Hubungan antara jiwa dan jasad, menurut Ibn Sina tidak terdapat pada satu individu saja. Jiwa yang cukup kuat, bahkan dapat menyembuhkan dan menyakitkan badan lain tanpa menggunakan sarana apa pun. Dalam hal ini ia menunjukkan bukti fenomena hipnotis dan sugesti (al-wahm al’amil) serta sihir. Mengenai masalah ini, Hellenisme memandang sebagai benar-benar gaib, sementara Ibn Sina mampu mengkaji secara ilmiah dengan cara mendeskripsikan betapa jiwa yang kuat itu mampu memengaruhi fenomena yang bersifat fisik. Dengan demikian ia telah berlepas diri dari kecenderungan Yunani yang menganggap hal-hal tersebut sebagai gejala paranatural, pada campur tangan dewa-dewa.

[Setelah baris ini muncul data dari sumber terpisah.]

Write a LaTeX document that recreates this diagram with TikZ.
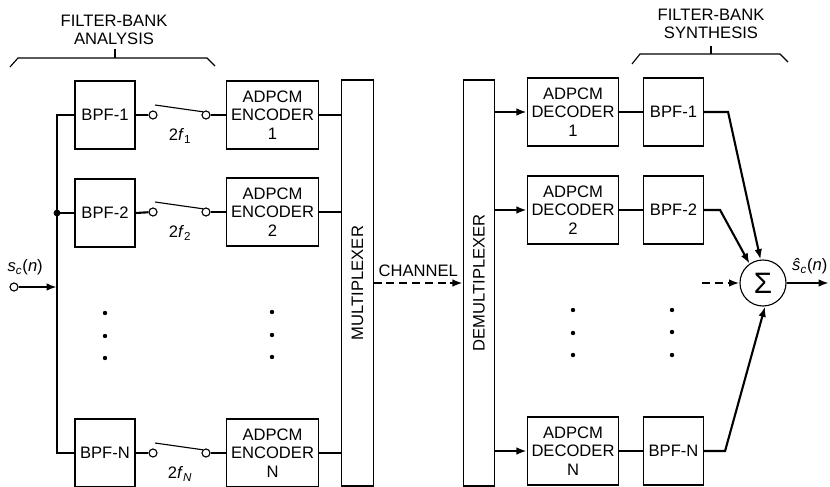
\documentclass[tikz,border=0pt]{standalone}
\usepackage{fontspec}
\setmainfont{Liberation Sans}
\usetikzlibrary{arrows.meta,calc}

\begin{document}
\begin{tikzpicture}[
  x=0.025cm, y=-0.025cm,
  font=\fontsize{11.8}{13}\selectfont,
  >={Latex[length=2.6mm,width=1.9mm]},
  box/.style={draw, line width=0.8pt, align=center, inner sep=0pt},
  bpf/.style={box, minimum width=1.5cm, minimum height=1.7cm},
  codec/.style={box, minimum width=2.28cm, minimum height=1.7cm},
  bar/.style={box, minimum width=0.78cm, minimum height=10.15cm},
  term/.style={circle, draw, line width=0.8pt, fill=white, inner sep=0pt, minimum size=0.2cm},
  wire/.style={line width=1.5pt},
  arr/.style={wire, ->},
  dot/.style={circle, fill, inner sep=0pt, minimum size=0.11cm},
  brace/.style={line width=0.8pt},
  lbl/.style={inner sep=1pt, align=center},
]
\useasboundingbox (0,0) rectangle (830,487);

%% ---------- filter-bank analysis ----------
\node[bpf] (bpf1) at (105,115) {BPF-1};
\node[bpf] (bpf2) at (105,213) {BPF-2};
\node[bpf] (bpfN) at (105,453) {BPF-N};

\node[lbl] (ana) at (114,30) {FILTER-BANK\\ANALYSIS};
\coordinate (anaTick) at (115,58);
\draw[brace] (10,67) -- (18,58) -- (207,58) -- (215,66);
\draw[brace] (anaTick) -- ++(0,-9);

%% input bus
\coordinate (busx) at (57,0);
\node[term] (in) at (14,287) {};
\node[lbl, anchor=south west] at (6,277) {\textit{s}\textsubscript{\textit{c}}(\textit{n})};
\draw[wire] (bpf1.west) -- (bpf1.west -| busx) -- (bpfN.west -| busx) -- (bpfN.west);
\draw[wire] (bpf2.west -| busx) -- (bpf2.west);
\node[dot, minimum size=0.17cm] at (bpf2.west -| busx) {};
\draw[arr] (in) -- (in -| busx);

%% ---------- samplers ----------
\node[term] (sw1a) at (153,115) {};
\node[term] (sw1b) at (206,115) {};
\node[term] (sw2a) at (153,212) {};
\node[term] (sw2b) at (206,212) {};
\node[term] (swNa) at (153,453) {};
\node[term] (swNb) at (206,453) {};
\draw[brace] ($(sw1a)+(2,-10)$) -- (sw1b.north west);
\draw[brace] ($(sw2a)+(2,-10)$) -- (sw2b.north west);
\draw[brace] ($(swNa)+(2,-10)$) -- (swNb.north west);
\node[lbl] at (180,136) {2\textit{f}\textsubscript{1}};
\node[lbl] at (180,233) {2\textit{f}\textsubscript{2}};
\node[lbl] at (180,474) {2\textit{f}\textsubscript{\textit{N}}};

%% ---------- encoders ----------
\node[codec] (enc1) at (272.5,115) {ADPCM\\ENCODER\\1};
\node[codec] (enc2) at (272.5,212) {ADPCM\\ENCODER\\2};
\node[codec] (encN) at (272.5,453) {ADPCM\\ENCODER\\N};

\draw[wire] (bpf1.east) -- (sw1a);
\draw[wire] (bpf2.east) -- (sw2a);
\draw[wire] (bpfN.east) -- (swNa);
\draw[wire] (sw1b) -- (enc1.west);
\draw[wire] (sw2b) -- (enc2.west);
\draw[wire] (swNb) -- (encN.west);

\node[dot] at (105,313) {}; \node[dot] at (105,336) {}; \node[dot] at (105,358) {};
\node[dot] at (272,312) {}; \node[dot] at (272,335) {}; \node[dot] at (272,357) {};

%% ---------- multiplexer / channel / demultiplexer ----------
\node[bar] (mux) at (357.5,283) {};
\node[rotate=90] at (mux.center) {MULTIPLEXER};
\node[bar] (demux) at (479,283) {};
\node[rotate=90] at (demux.center) {DEMULTIPLEXER};

\draw[wire] (enc1.east) -- (enc1.east -| mux.west);
\draw[wire] (enc2.east) -- (enc2.east -| mux.west);
\draw[wire] (encN.east) -- (encN.east -| mux.west);

\draw[arr, dashed, dash pattern=on 0.2cm off 0.12cm] (mux.east) -- node[lbl, above=3pt] {CHANNEL} (demux.west);

%% ---------- decoders ----------
\node[codec] (dec1) at (573,112) {ADPCM\\DECODER\\1};
\node[codec] (dec2) at (573,210) {ADPCM\\DECODER\\2};
\node[codec] (decN) at (573,451) {ADPCM\\DECODER\\N};

\draw[arr] (dec1.west -| demux.east) -- (dec1.west);
\draw[arr] (dec2.west -| demux.east) -- (dec2.west);
\draw[arr] (decN.west -| demux.east) -- (decN.west);

%% ---------- filter-bank synthesis ----------
\node[bpf] (rbpf1) at (673.5,112) {BPF-1};
\node[bpf] (rbpf2) at (673.5,210) {BPF-2};
\node[bpf] (rbpfN) at (673.5,451) {BPF-N};

\draw[wire] (dec1.east) -- (rbpf1.west);
\draw[wire] (dec2.east) -- (rbpf2.west);
\draw[wire] (decN.east) -- (rbpfN.west);

\node[lbl] (syn) at (711,24) {FILTER-BANK\\SYNTHESIS};
\coordinate (synTick) at (711,54);
\draw[brace] (632,64) -- (640,54) -- (780,54) -- (788,62);
\draw[brace] (synTick) -- ++(0,-8);

\node[dot] at (573,310) {}; \node[dot] at (573,333) {}; \node[dot] at (573,355) {};
\node[dot] at (672,310) {}; \node[dot] at (672,332) {}; \node[dot] at (672,355) {};

%% ---------- summation ----------
\node[circle, draw, line width=0.8pt, minimum size=1.15cm, inner sep=0pt,
      font=\fontsize{21}{21}\selectfont] (sum) at (763,283) {Σ};
\draw[arr] (rbpf1.east) -- ++(24,0) -- (sum.96);
\draw[arr] (rbpf2.east) -- ++(16,0) -- (sum.125);
\draw[arr] (rbpfN.east) -- ++(21,0) -- (sum.-85);

\coordinate (more) at (702,283);
\draw[arr, dashed, dash pattern=on 0.2cm off 0.12cm] (more) -- (sum.west);

\coordinate (out) at (829,283);
\draw[arr] (sum.east) -- (out);
\node[lbl, anchor=south east] at (829,276) {\textit{\^{s}}\textsubscript{\textit{c}}(\textit{n})};

\end{tikzpicture}
\end{document}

Kemudian, keabadian jiwa bukanlah keabadian yang hakiki sebagaimana keabadian dan kekekalan yang Maha Kekal. Keabadian jiwa menurut Ibnu Sina sebagai sesuatu yang mempunyai awal tetapi tidak mempunyai akhir. Ini berarti kekekalan jiwa adalah kekekalan karena dikekalkan Allah pada akhirnya yang tidak berujung, sedangkan awalnya adalah baru dan dicipta. Atau jiwa punya akhir tidak punya awal. Jiwa tidak mungkin digambarkan sebelum adanya tubuh.
Pemikiran filsufis Ibn Sina tentang kekal abadinya jiwa tampaknya terkait dengan ajaran Islam tentang kekekal-abadiannya surga dan neraka, dan tentu saja pemikiran skolastik tersebut merupakan upaya filsuf ini membangun pemahaman terhadap Islam di atas dasar pemikiran yang sangat mendalam. Namun ketika Ibn Sina sampai pada pendirian bahwa jiwa pada tahap transendental ini tidak lagi berhajat pada jasad—yang oleh karena itu ia menolak adanya kebangkitan jasmani—tak terhindarkan lagi muncul polemik filsufis yang berkepanjangan. Al-Ghazali hadir menggugat pendirian Ibn Sina tersebut dalam Tahafut al-Falasifah, di mana al-Ghazali mengatakan bahwa yang dibangkitkan adalah jasad dan ruh, bukan hanya ruh.